It’s about the end of the game. Spoilers.
If Reach can’t be Band of Brothers it would probably settle for Saving Private Ryan. It’s a war story stocked with no name characters with different colors of armor and distinctive accents. They are soldiers and they do soldier things. No one explains why they’re doing their soldier things in great detail, so we don’t always know why. But we do know these things are important! If we don’t turn on this thing, or move that thing, people are going to die! And sometimes you’re just running along and then your buddy gets sniped in the head and she’s dead mid-sentence. That really happens! Please forget the electric shields that deflected countless sniper bullets for the past six hours. Please ignore the alien sniper casually hanging out while his buddies are nuking the city.
Maybe those complaints are disingenuous. Videogame rules work different in the cutscenes. Even if that’s not a great excuse, we’re used to it. So let’s ignore all the logical disconnects and accept that, hey, her super armor suit had a bad day, and that sniper didn’t mind the radiation. Letting these niggles go doesn’t change that the bigger issue: we don’t care that the she died. We barely know her name. We didn’t notice she had a robot arm for three missions. She was the information specialist, maybe? We assume this because there are two scenes where she’s hacking a computer to get a door closed/opened.
So when we beat the game Bungie has a big scrolling credits and I’m thinking “I appreciate the thank you, but the only reason I kept playing is because you made a gun that shoots homing grenades and that is the best gun ever and I kind of forgot about the story halfway through.” Oh well. It’s a plot based on a book with a sixth grade reading level. I’ve played games made from worse. Cutscenes were break times where I could get another beer.

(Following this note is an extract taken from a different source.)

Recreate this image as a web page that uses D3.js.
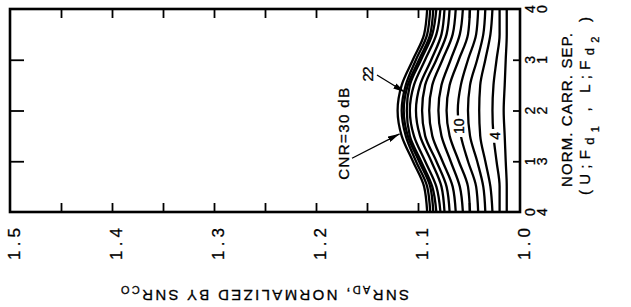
<!DOCTYPE html>
<html>
<head>
<meta charset="utf-8">
<script src="https://cdn.jsdelivr.net/npm/d3@7"></script>
<style>
  body { margin: 0; background: #fff; }
  svg text { font-family: "Liberation Sans", Arial, sans-serif; fill: #000; stroke: #000; stroke-width: 0.3; }
</style>
</head>
<body>
<svg width="631" height="307"></svg>
<script>
// normalized carrier separation at which the curves were read (vertical axis)
var sepValues = [0, 0.5, 1, 1.5, 2, 2.5, 3, 3.5, 4];

// SNR_AD normalized by SNR_CO, one array per CNR curve
var snr30 = [1.091, 1.094, 1.105, 1.116, 1.120, 1.116, 1.105, 1.094, 1.091];
var snr28 = [1.088, 1.091, 1.102, 1.112, 1.116, 1.112, 1.102, 1.091, 1.088];
var snr26 = [1.085, 1.088, 1.099, 1.110, 1.114, 1.110, 1.099, 1.088, 1.085];
var snr24 = [1.082, 1.086, 1.097, 1.108, 1.111, 1.108, 1.097, 1.086, 1.082];
var snr22 = [1.078, 1.082, 1.093, 1.104, 1.108, 1.104, 1.093, 1.082, 1.078];
var snr20 = [1.074, 1.077, 1.087, 1.098, 1.102, 1.098, 1.087, 1.077, 1.074];
var snr18 = [1.069, 1.072, 1.082, 1.093, 1.096, 1.093, 1.082, 1.072, 1.069];
var snr16 = [1.063, 1.066, 1.076, 1.086, 1.089, 1.086, 1.076, 1.066, 1.063];
var snr14 = [1.056, 1.059, 1.068, 1.077, 1.080, 1.077, 1.068, 1.059, 1.056];
var snr12 = [1.049, 1.051, 1.060, 1.069, 1.072, 1.069, 1.060, 1.051, 1.049];
var snr10 = [1.041, 1.043, 1.051, 1.058, 1.061, 1.058, 1.051, 1.043, 1.041];
var snr8  = [1.034, 1.036, 1.042, 1.049, 1.051, 1.049, 1.042, 1.036, 1.034];
var snr6  = [1.027, 1.029, 1.034, 1.039, 1.040, 1.039, 1.034, 1.029, 1.027];
var snr4  = [1.020, 1.020, 1.023, 1.026, 1.027, 1.026, 1.023, 1.020, 1.020];
var snr2  = [1.013, 1.013, 1.014, 1.015, 1.016, 1.015, 1.014, 1.013, 1.013];

var cnrLevels = [30, 28, 26, 24, 22, 20, 18, 16, 14, 12, 10, 8, 6, 4, 2];
var curveValues = [snr30, snr28, snr26, snr24, snr22, snr20, snr18, snr16,
    snr14, snr12, snr10, snr8, snr6, snr4, snr2];

// axis ticks and labels
var ratioTicks = [1.5, 1.45, 1.4, 1.35, 1.3, 1.25, 1.2, 1.15, 1.1, 1.05, 1.0];
var ratioLabelValues = [1.5, 1.4, 1.3, 1.2, 1.1, 1.0];
var ratioLabels = ['1.5', '1.4', '1.3', '1.2', '1.1', '1.0'];
var sepTicks = [0, 1, 2, 3, 4];
var innerSepLabels = ['0', '1', '2', '3', '4'];
var outerSepLabels = ['4', '3', '2', '1', '0'];

// in-plot annotations, positions in data units [ratio, separation]
var curveLabels = [{text: '10', at: [1.0595, 1.69]}, {text: '4', at: [1.025, 1.5]}];
var arrowNotes = [
    {text: 'CNR=30 dB', at: [1.1735, 1.54], from: [1.1647, 1.06], to: [1.118, 1.54], len: 92},
    {text: '22', at: [1.150, 2.72], from: [1.1402, 2.70], to: [1.1127, 2.36], len: 15}
];

var svg = d3.select('svg');
var plot = {l: 10, r: 520, t: 9, b: 212};

var xScale = d3.scaleLinear().domain([1.5, 1.0]).range([plot.l, plot.r]);
var yScale = d3.scaleLinear().domain([0, 4]).range([plot.b, plot.t]);

// arrow head
svg.append('defs').append('marker')
    .attr('id', 'head')
    .attr('viewBox', '0 0 12 6')
    .attr('refX', 12).attr('refY', 3)
    .attr('markerWidth', 12).attr('markerHeight', 6)
    .attr('markerUnits', 'userSpaceOnUse')
    .attr('orient', 'auto')
    .append('path').attr('d', 'M0,0L12,3L0,6Z').attr('fill', '#000');

// curves
var line = d3.line()
    .x(function(d){ return xScale(d[1]); })
    .y(function(d){ return yScale(d[0]); })
    .curve(d3.curveMonotoneY);

svg.append('g').attr('class', 'curves')
    .selectAll('path')
    .data(curveValues)
    .enter().append('path')
    .attr('d', function(vals){ return line(d3.zip(sepValues, vals)); })
    .attr('fill', 'none')
    .attr('stroke', '#000')
    .attr('stroke-width', 2.3);

// ticks on the four sides
function ticks(axis, tx, ty, size) {
    var g = svg.append('g')
        .attr('transform', 'translate(' + [tx, ty] + ')')
        .call(axis.tickSize(size).tickSizeOuter(0).tickFormat(''));
    g.select('.domain').remove();
    g.selectAll('line').attr('stroke', '#000').attr('stroke-width', 1.8);
}
var innerRatio = ratioTicks.slice(1, -1);
var innerSep = sepTicks.slice(1, -1);
ticks(d3.axisTop(xScale).tickValues(innerRatio), 0, plot.t, -9);
ticks(d3.axisBottom(xScale).tickValues(innerRatio), 0, plot.b, -9);
ticks(d3.axisLeft(yScale).tickValues(innerSep), plot.l, 0, -14);
ticks(d3.axisRight(yScale).tickValues(innerSep), plot.r, 0, -7);

// frame
svg.append('rect')
    .attr('x', plot.l).attr('y', plot.t)
    .attr('width', plot.r - plot.l).attr('height', plot.b - plot.t)
    .attr('fill', 'none').attr('stroke', '#000').attr('stroke-width', 2.6);

// ratio tick labels, reading upwards
svg.append('g').selectAll('text')
    .data(ratioLabelValues)
    .enter().append('text')
    .attr('transform', function(d){ return 'translate(' + [xScale(d) + 4, 244] + ') rotate(-90)'; })
    .attr('text-anchor', 'middle')
    .attr('dominant-baseline', 'central')
    .attr('font-size', 17)
    .attr('textLength', 32)
    .text(function(d, i){ return ratioLabels[i]; });

// separation labels, two columns on the right
function sepColumn(labels, x) {
    svg.append('g').selectAll('text')
        .data(sepTicks)
        .enter().append('text')
        .attr('transform', function(d){ return 'translate(' + [x, yScale(d)] + ') rotate(-90)'; })
        .attr('text-anchor', 'middle')
        .attr('dominant-baseline', 'central')
        .attr('font-size', 14)
        .text(function(d, i){ return labels[i]; });
}
sepColumn(innerSepLabels, 530);
sepColumn(outerSepLabels, 542);

// right axis title
svg.append('text')
    .attr('transform', 'translate(572,110) rotate(-90)')
    .attr('text-anchor', 'middle')
    .attr('font-size', 15)
    .attr('textLength', 154)
    .text('NORM. CARR. SEP.');

var t2 = svg.append('text')
    .attr('transform', 'translate(590,106) rotate(-90)')
    .attr('text-anchor', 'middle')
    .attr('font-size', 15)
    .attr('textLength', 178);
t2.append('tspan').text('(U;F');
t2.append('tspan').attr('dy', 4).attr('font-size', 13).text('d');
t2.append('tspan').attr('dy', 5).attr('font-size', 11).text('1');
t2.append('tspan').attr('dy', -9).text(' , L;F');
t2.append('tspan').attr('dy', 4).attr('font-size', 13).text('d');
t2.append('tspan').attr('dy', 5).attr('font-size', 11).text('2');
t2.append('tspan').attr('dy', -9).text(' )');

// bottom axis title, upside down as in the print
var t3 = svg.append('text')
    .attr('transform', 'translate(265,290) rotate(180)')
    .attr('text-anchor', 'middle')
    .attr('font-size', 15)
    .attr('textLength', 288);
t3.append('tspan').text('SNR');
t3.append('tspan').attr('dy', 4).attr('font-size', 11).text('AD');
t3.append('tspan').attr('dy', -4).text(',  NORMALIZED BY SNR');
t3.append('tspan').attr('dy', 4).attr('font-size', 11).text('CO');

// labels sitting in gaps of the curves
curveLabels.forEach(function(c){
    var g = svg.append('g')
        .attr('transform', 'translate(' + [xScale(c.at[0]), yScale(c.at[1])] + ') rotate(-90)');
    var bg = g.append('rect').attr('fill', '#fff');
    var txt = g.append('text')
        .attr('text-anchor', 'middle')
        .attr('dominant-baseline', 'central')
        .attr('font-size', 14)
        .text(c.text);
    var w = txt.node().getComputedTextLength() + 6;
    bg.attr('x', -w / 2).attr('y', -6).attr('width', w).attr('height', 12);
});

// arrows with their labels
arrowNotes.forEach(function(a){
    svg.append('line')
        .attr('x1', xScale(a.from[0])).attr('y1', yScale(a.from[1]))
        .attr('x2', xScale(a.to[0])).attr('y2', yScale(a.to[1]))
        .attr('stroke', '#000').attr('stroke-width', 1.3)
        .attr('marker-end', 'url(#head)');
    svg.append('text')
        .attr('transform', 'translate(' + [xScale(a.at[0]), yScale(a.at[1])] + ') rotate(-90)')
        .attr('text-anchor', 'middle')
        .attr('dominant-baseline', 'central')
        .attr('font-size', 15)
        .attr('textLength', a.len)
        .text(a.text);
});
</script>
</body>
</html>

We wait until after the credits because there’s usually a stinger. Anyway, we’ve been chatting about Battlestar Galactica for the last forty five minutes so why stop now? We’re dropped back into first person, not a cutscene. A new mission objective pops up on our HUD. During the game they might as well have permanently etched “Current Objective: Push the Next Button” at the top of my monitor for all the difference it made. I stopped reading objectives right quick because I know, as with every other Halo game, going straight ahead will eventually get you to the next level.
This time it actually is different. It’s not “push the button.” It’s just one word: survive.
There, at the end, I felt like I was fighting a hopeless battle. During the game I remember the characters talking about how they were in a hopeless battle, but I never felt that hopeless. I was shooting plasma pistols and battle rifles like every other Halo. We play co-op. Ludicrous and ill-advised actions are safeguarded/encouraged by the respawn system. Death is not a big deal. Now, trying to survive, my traditional head-on tank-killing bravado was nowhere to be found. I holed up in a shack and scrounged for a plasma pistol. I took damage and my visor cracked. Grunts were less silly, more scary. My girlfriend died. I didn’t last much longer. We watched our friend’s last stand. There were no respawns.
Bungie games do not want for tone. ODST’s desolate city is proof of that. They gin up august names for spaceships like “The Truth and Reconciliation”, and “A Monument to All Your Sins” is the best achievement title ever. They made squid-faced aliens in purple suits look cool. But I can’t remember the name of Ron Pearlman’s character, or which guy was Noble 3, or what the plant monster was trying to do in Halo 2. I remember tromping through New Mombasa streets at night, dark alleys lit by blaring police sirens. I remember crashing my helicopter into a walking battle tank and destroying that thing from the inside out. Maybe that’s what videogames are about, not cutscenes. Maybe I don’t need a story, at least not one in so many words. It’s four days later and I don’t remember the story of Reach, but I remember its final word.